Introduced April 6, 2026 by Tim Walberg · Last progress April 6, 2026
The bill expands and modernizes workforce training, targeted supports, and data‑driven accountability—potentially improving job matches and access to in‑demand careers—while imposing significant new reporting, privacy, matching, and performance requirements that raise costs and risk disadvantaging small providers, small employers, and areas serving the most challenged participants.
Jobseekers (youth, adults, dislocated workers, and incumbent workers) will gain substantially expanded access to employer-aligned training, apprenticeships, credentials, and sector-specific pipeline programs (including advanced tech, clean energy, cybersecurity, and manufacturing), improving chances for higher‑wage employment.
Taxpayers, jobseekers, and policymakers will get stronger transparency and accountability through standardized, machine‑readable public reporting, required evaluations, and outcome dashboards that make program performance and cost‑effectiveness more visible.
Underserved populations (out‑of‑school youth, justice‑involved individuals, rural and Tribal communities, veterans, people with disabilities) will receive targeted funding, outreach, and supportive services (childcare, transportation, assistive technology, food assistance, SUD treatment) to lower barriers to training and employment.
State and local agencies, training providers, Job Corps operators, and grantees will face substantial new administrative, reporting, IT, and compliance burdens and costs to meet extensive data, performance, and publication requirements.
Individuals (students, workers, program participants) face increased privacy and data‑security risks from expanded collection, linking, and machine‑learning analysis of education, workforce, and wage records unless safeguards are airtight.
Pay‑for‑performance rules, stricter performance thresholds, and sanction mechanisms risk penalizing providers and local areas that serve harder‑to‑serve or high‑need populations, potentially reducing services in the communities that need them most.
Based on analysis of 15 sections of legislative text.
Revises and expands WIOA: new grants and apprenticeships, a reentry employment program, data/reporting mandates, one-stop and youth eligibility changes, and transfers some ED functions to DOL.
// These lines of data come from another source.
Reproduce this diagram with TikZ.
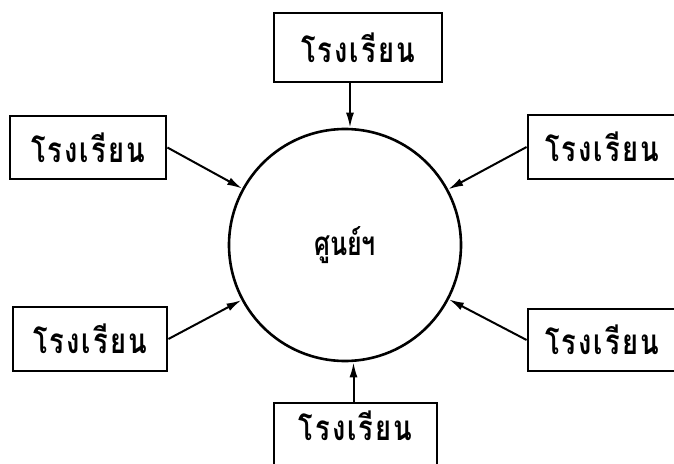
\documentclass[tikz,border=0pt]{standalone}
\usepackage{fontspec}
\newfontfamily\thaifont[Script=Thai,LetterSpace=6,FakeStretch=0.78]{Loma}
\newfontfamily\thaiplain[Script=Thai,FakeStretch=0.76]{Loma}
\usetikzlibrary{arrows.meta}
\begin{document}
\begin{tikzpicture}[x=1pt,y=-1pt,
  school/.style={draw,line width=2.8pt,rectangle,inner sep=0pt,font=\thaifont\bfseries\fontsize{35}{35}\selectfont},
  hub/.style={draw,line width=2.6pt,circle,inner sep=0pt,minimum size=232pt,font=\thaiplain\bfseries\fontsize{33}{33}\selectfont},
  arr/.style={line width=2pt,-{Latex[length=15pt,width=8pt]}}]
\useasboundingbox (0,0) rectangle (674,463);
\fill[white] (0,0) rectangle (674,463);
\node[hub] (c) at (345,245) {ศูนย์ฯ};
\node[school,minimum width=168pt,minimum height=69pt] (t) at (358,47.5) {โรงเรียน};
\node[school,minimum width=156pt,minimum height=63pt] (lt) at (88,147.5) {โรงเรียน};
\node[school,minimum width=148pt,minimum height=64pt] (rt) at (602,147) {โรงเรียน};
\node[school,minimum width=154pt,minimum height=64pt] (lb) at (90,339) {โรงเรียน};
\node[school,minimum width=148pt,minimum height=62pt] (rb) at (602,340) {โรงเรียน};
\node[school,minimum width=163pt,minimum height=64pt,text depth=18pt] (b) at (355.5,435) {โรงเรียน};
\draw[arr] ([xshift=-8pt]t.south) -- ([xshift=-8pt]t.south |- c.north);
\draw[arr] ([xshift=-2pt]b.north) -- ([xshift=-2pt]b.north |- c.south);
\draw[arr] (lt.east) -- (c);
\draw[arr] (rt.west) -- (c);
\draw[arr] (lb.east) -- (c);
\draw[arr] (rb.west) -- (c);
\end{tikzpicture}
\end{document}
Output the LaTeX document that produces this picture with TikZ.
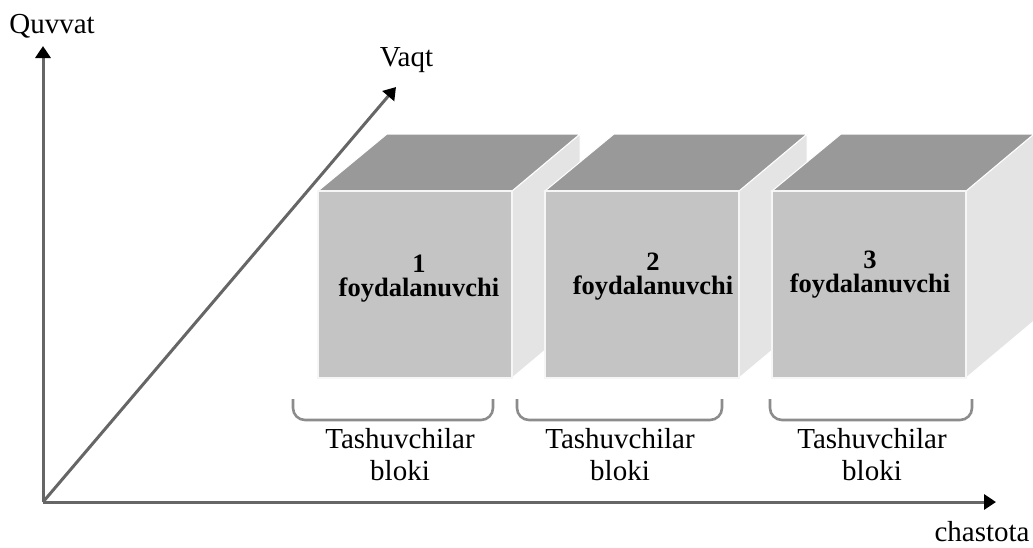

Changes to the Workforce Innovation and Opportunity Act expand and retool federal workforce policy to grow apprenticeships and career pathways, strengthen training in high-growth and clean-energy sectors, create a competitive reentry employment program for people with justice involvement, and require new data, evaluation, and reporting. It shifts some education workforce functions to the Department of Labor, updates one-stop center rules (including virtual delivery), raises youth out-of-school funding floors, and adds employer cost-share rules for employer-directed training. The law creates new competitive grant programs (for apprenticeships, community colleges, industry partnerships, and reentry projects), mandates studies and data inventories to improve labor-market information and confidentiality practices, updates eligibility and supportive-service definitions, and includes technical changes to existing youth, Job Corps/YouthBuild, and Wagner-Peyser provisions. Several new priorities and conditions (pay-for-performance pilots, geographic diversity, matching funds, and labor standards) are added to existing program rules.